TASK INSTRUCTIONS |
Write the data below out exactly as it stands. Do not include the pictures.
═════ ROWS ═════
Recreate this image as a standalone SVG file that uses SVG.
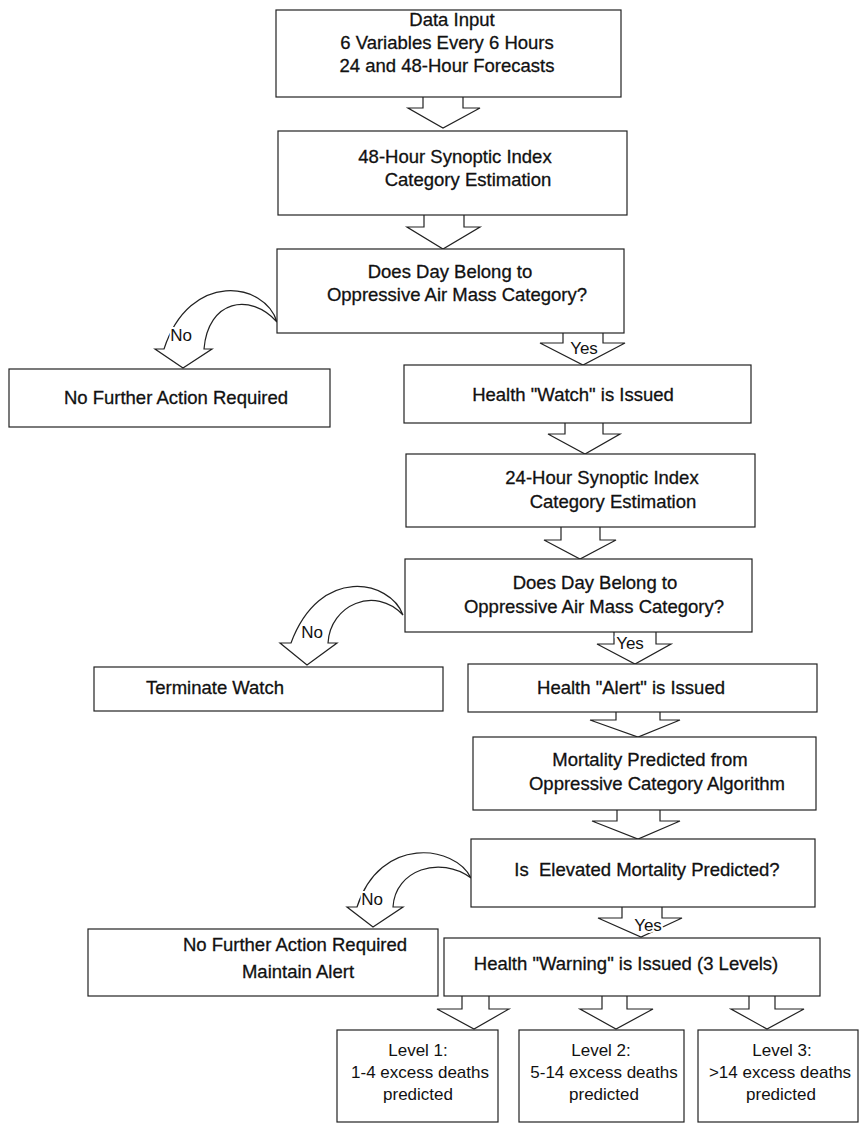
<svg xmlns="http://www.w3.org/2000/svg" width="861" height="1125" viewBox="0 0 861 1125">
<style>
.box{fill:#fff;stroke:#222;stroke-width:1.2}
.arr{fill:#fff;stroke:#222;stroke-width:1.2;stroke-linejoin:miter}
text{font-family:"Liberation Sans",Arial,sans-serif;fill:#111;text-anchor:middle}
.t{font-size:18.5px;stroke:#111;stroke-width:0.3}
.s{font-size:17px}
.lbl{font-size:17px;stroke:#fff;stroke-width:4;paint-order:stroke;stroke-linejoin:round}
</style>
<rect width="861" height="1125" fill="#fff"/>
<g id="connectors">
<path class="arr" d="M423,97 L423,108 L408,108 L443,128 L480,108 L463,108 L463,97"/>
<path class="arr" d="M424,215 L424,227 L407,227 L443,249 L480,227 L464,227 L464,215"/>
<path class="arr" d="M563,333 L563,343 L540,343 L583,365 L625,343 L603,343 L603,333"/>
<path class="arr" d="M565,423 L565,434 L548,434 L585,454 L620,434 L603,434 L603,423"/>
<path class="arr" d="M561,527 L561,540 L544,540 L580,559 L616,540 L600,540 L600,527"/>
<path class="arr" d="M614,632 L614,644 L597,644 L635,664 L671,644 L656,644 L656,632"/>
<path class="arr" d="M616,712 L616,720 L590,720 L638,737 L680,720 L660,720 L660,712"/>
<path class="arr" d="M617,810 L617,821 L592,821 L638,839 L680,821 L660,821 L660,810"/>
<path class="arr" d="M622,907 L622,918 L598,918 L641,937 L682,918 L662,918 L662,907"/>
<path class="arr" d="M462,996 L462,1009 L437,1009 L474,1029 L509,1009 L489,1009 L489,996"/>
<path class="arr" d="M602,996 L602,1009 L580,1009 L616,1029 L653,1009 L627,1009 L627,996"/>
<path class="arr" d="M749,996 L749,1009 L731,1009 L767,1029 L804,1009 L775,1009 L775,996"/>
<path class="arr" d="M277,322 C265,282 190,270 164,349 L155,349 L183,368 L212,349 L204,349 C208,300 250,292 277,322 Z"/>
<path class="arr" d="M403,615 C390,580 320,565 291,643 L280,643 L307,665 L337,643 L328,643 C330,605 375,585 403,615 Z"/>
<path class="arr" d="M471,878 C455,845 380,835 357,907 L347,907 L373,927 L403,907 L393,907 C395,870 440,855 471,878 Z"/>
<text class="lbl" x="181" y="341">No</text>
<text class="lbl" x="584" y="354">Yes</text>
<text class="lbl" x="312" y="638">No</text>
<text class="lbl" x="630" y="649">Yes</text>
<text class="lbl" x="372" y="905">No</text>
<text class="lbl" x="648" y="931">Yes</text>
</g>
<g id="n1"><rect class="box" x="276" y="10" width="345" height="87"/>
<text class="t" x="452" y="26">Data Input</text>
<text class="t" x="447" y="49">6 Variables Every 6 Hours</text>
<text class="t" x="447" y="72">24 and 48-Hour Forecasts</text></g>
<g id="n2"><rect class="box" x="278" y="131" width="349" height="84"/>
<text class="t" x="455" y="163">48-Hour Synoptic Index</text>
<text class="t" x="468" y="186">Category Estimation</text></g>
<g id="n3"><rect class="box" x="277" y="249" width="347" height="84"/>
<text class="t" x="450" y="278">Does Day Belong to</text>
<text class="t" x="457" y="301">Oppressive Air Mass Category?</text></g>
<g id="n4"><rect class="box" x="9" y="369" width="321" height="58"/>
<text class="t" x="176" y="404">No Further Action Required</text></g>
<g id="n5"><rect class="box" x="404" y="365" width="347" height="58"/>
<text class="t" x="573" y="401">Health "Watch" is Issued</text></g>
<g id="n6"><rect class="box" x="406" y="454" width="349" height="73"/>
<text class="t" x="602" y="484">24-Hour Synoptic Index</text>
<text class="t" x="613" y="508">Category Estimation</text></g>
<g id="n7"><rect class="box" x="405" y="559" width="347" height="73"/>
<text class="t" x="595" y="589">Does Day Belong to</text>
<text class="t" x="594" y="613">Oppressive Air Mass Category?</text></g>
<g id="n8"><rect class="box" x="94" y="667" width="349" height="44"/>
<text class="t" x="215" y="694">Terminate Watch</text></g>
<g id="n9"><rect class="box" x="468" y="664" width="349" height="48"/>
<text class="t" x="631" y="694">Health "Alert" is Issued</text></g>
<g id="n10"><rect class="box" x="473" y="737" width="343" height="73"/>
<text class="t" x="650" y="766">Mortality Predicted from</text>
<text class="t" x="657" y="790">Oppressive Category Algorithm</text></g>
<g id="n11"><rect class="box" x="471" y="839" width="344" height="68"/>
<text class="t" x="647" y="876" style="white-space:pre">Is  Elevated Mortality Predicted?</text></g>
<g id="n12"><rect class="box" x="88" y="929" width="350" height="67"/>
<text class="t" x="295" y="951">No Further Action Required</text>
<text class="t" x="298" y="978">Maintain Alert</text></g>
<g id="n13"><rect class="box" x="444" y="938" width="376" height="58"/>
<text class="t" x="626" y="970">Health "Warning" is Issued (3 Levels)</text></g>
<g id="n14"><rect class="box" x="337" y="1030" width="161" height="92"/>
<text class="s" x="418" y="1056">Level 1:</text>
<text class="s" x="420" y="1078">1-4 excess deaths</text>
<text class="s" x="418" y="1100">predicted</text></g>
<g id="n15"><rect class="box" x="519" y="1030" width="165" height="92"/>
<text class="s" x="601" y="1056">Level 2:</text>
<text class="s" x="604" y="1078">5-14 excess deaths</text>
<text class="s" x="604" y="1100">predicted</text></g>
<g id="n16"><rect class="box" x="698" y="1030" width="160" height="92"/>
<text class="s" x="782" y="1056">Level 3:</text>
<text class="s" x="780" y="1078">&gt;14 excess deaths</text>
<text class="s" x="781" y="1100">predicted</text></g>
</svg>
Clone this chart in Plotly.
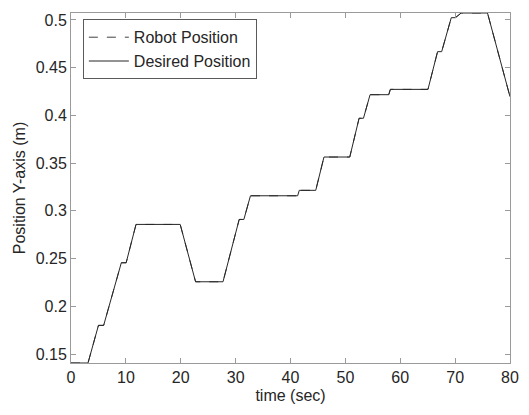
═════
COMPLETED EXERCISE |
Recreate this image as a standalone SVG file that uses SVG.
<svg xmlns="http://www.w3.org/2000/svg" width="861" height="1125" viewBox="0 0 861 1125">
<style>
.box{fill:#fff;stroke:#222;stroke-width:1.2}
.arr{fill:#fff;stroke:#222;stroke-width:1.2;stroke-linejoin:miter}
text{font-family:"Liberation Sans",Arial,sans-serif;fill:#111;text-anchor:middle}
.t{font-size:18.5px;stroke:#111;stroke-width:0.3}
.s{font-size:17px}
.lbl{font-size:17px;stroke:#fff;stroke-width:4;paint-order:stroke;stroke-linejoin:round}
</style>
<rect width="861" height="1125" fill="#fff"/>
<g id="connectors">
<path class="arr" d="M423,97 L423,108 L408,108 L443,128 L480,108 L463,108 L463,97"/>
<path class="arr" d="M424,215 L424,227 L407,227 L443,249 L480,227 L464,227 L464,215"/>
<path class="arr" d="M563,333 L563,343 L540,343 L583,365 L625,343 L603,343 L603,333"/>
<path class="arr" d="M565,423 L565,434 L548,434 L585,454 L620,434 L603,434 L603,423"/>
<path class="arr" d="M561,527 L561,540 L544,540 L580,559 L616,540 L600,540 L600,527"/>
<path class="arr" d="M614,632 L614,644 L597,644 L635,664 L671,644 L656,644 L656,632"/>
<path class="arr" d="M616,712 L616,720 L590,720 L638,737 L680,720 L660,720 L660,712"/>
<path class="arr" d="M617,810 L617,821 L592,821 L638,839 L680,821 L660,821 L660,810"/>
<path class="arr" d="M622,907 L622,918 L598,918 L641,937 L682,918 L662,918 L662,907"/>
<path class="arr" d="M462,996 L462,1009 L437,1009 L474,1029 L509,1009 L489,1009 L489,996"/>
<path class="arr" d="M602,996 L602,1009 L580,1009 L616,1029 L653,1009 L627,1009 L627,996"/>
<path class="arr" d="M749,996 L749,1009 L731,1009 L767,1029 L804,1009 L775,1009 L775,996"/>
<path class="arr" d="M277,322 C265,282 190,270 164,349 L155,349 L183,368 L212,349 L204,349 C208,300 250,292 277,322 Z"/>
<path class="arr" d="M403,615 C390,580 320,565 291,643 L280,643 L307,665 L337,643 L328,643 C330,605 375,585 403,615 Z"/>
<path class="arr" d="M471,878 C455,845 380,835 357,907 L347,907 L373,927 L403,907 L393,907 C395,870 440,855 471,878 Z"/>
<text class="lbl" x="181" y="341">No</text>
<text class="lbl" x="584" y="354">Yes</text>
<text class="lbl" x="312" y="638">No</text>
<text class="lbl" x="630" y="649">Yes</text>
<text class="lbl" x="372" y="905">No</text>
<text class="lbl" x="648" y="931">Yes</text>
</g>
<g id="n1"><rect class="box" x="276" y="10" width="345" height="87"/>
<text class="t" x="452" y="26">Data Input</text>
<text class="t" x="447" y="49">6 Variables Every 6 Hours</text>
<text class="t" x="447" y="72">24 and 48-Hour Forecasts</text></g>
<g id="n2"><rect class="box" x="278" y="131" width="349" height="84"/>
<text class="t" x="455" y="163">48-Hour Synoptic Index</text>
<text class="t" x="468" y="186">Category Estimation</text></g>
<g id="n3"><rect class="box" x="277" y="249" width="347" height="84"/>
<text class="t" x="450" y="278">Does Day Belong to</text>
<text class="t" x="457" y="301">Oppressive Air Mass Category?</text></g>
<g id="n4"><rect class="box" x="9" y="369" width="321" height="58"/>
<text class="t" x="176" y="404">No Further Action Required</text></g>
<g id="n5"><rect class="box" x="404" y="365" width="347" height="58"/>
<text class="t" x="573" y="401">Health "Watch" is Issued</text></g>
<g id="n6"><rect class="box" x="406" y="454" width="349" height="73"/>
<text class="t" x="602" y="484">24-Hour Synoptic Index</text>
<text class="t" x="613" y="508">Category Estimation</text></g>
<g id="n7"><rect class="box" x="405" y="559" width="347" height="73"/>
<text class="t" x="595" y="589">Does Day Belong to</text>
<text class="t" x="594" y="613">Oppressive Air Mass Category?</text></g>
<g id="n8"><rect class="box" x="94" y="667" width="349" height="44"/>
<text class="t" x="215" y="694">Terminate Watch</text></g>
<g id="n9"><rect class="box" x="468" y="664" width="349" height="48"/>
<text class="t" x="631" y="694">Health "Alert" is Issued</text></g>
<g id="n10"><rect class="box" x="473" y="737" width="343" height="73"/>
<text class="t" x="650" y="766">Mortality Predicted from</text>
<text class="t" x="657" y="790">Oppressive Category Algorithm</text></g>
<g id="n11"><rect class="box" x="471" y="839" width="344" height="68"/>
<text class="t" x="647" y="876" style="white-space:pre">Is  Elevated Mortality Predicted?</text></g>
<g id="n12"><rect class="box" x="88" y="929" width="350" height="67"/>
<text class="t" x="295" y="951">No Further Action Required</text>
<text class="t" x="298" y="978">Maintain Alert</text></g>
<g id="n13"><rect class="box" x="444" y="938" width="376" height="58"/>
<text class="t" x="626" y="970">Health "Warning" is Issued (3 Levels)</text></g>
<g id="n14"><rect class="box" x="337" y="1030" width="161" height="92"/>
<text class="s" x="418" y="1056">Level 1:</text>
<text class="s" x="420" y="1078">1-4 excess deaths</text>
<text class="s" x="418" y="1100">predicted</text></g>
<g id="n15"><rect class="box" x="519" y="1030" width="165" height="92"/>
<text class="s" x="601" y="1056">Level 2:</text>
<text class="s" x="604" y="1078">5-14 excess deaths</text>
<text class="s" x="604" y="1100">predicted</text></g>
<g id="n16"><rect class="box" x="698" y="1030" width="160" height="92"/>
<text class="s" x="782" y="1056">Level 3:</text>
<text class="s" x="780" y="1078">&gt;14 excess deaths</text>
<text class="s" x="781" y="1100">predicted</text></g>
</svg>
Clone this chart in Plotly.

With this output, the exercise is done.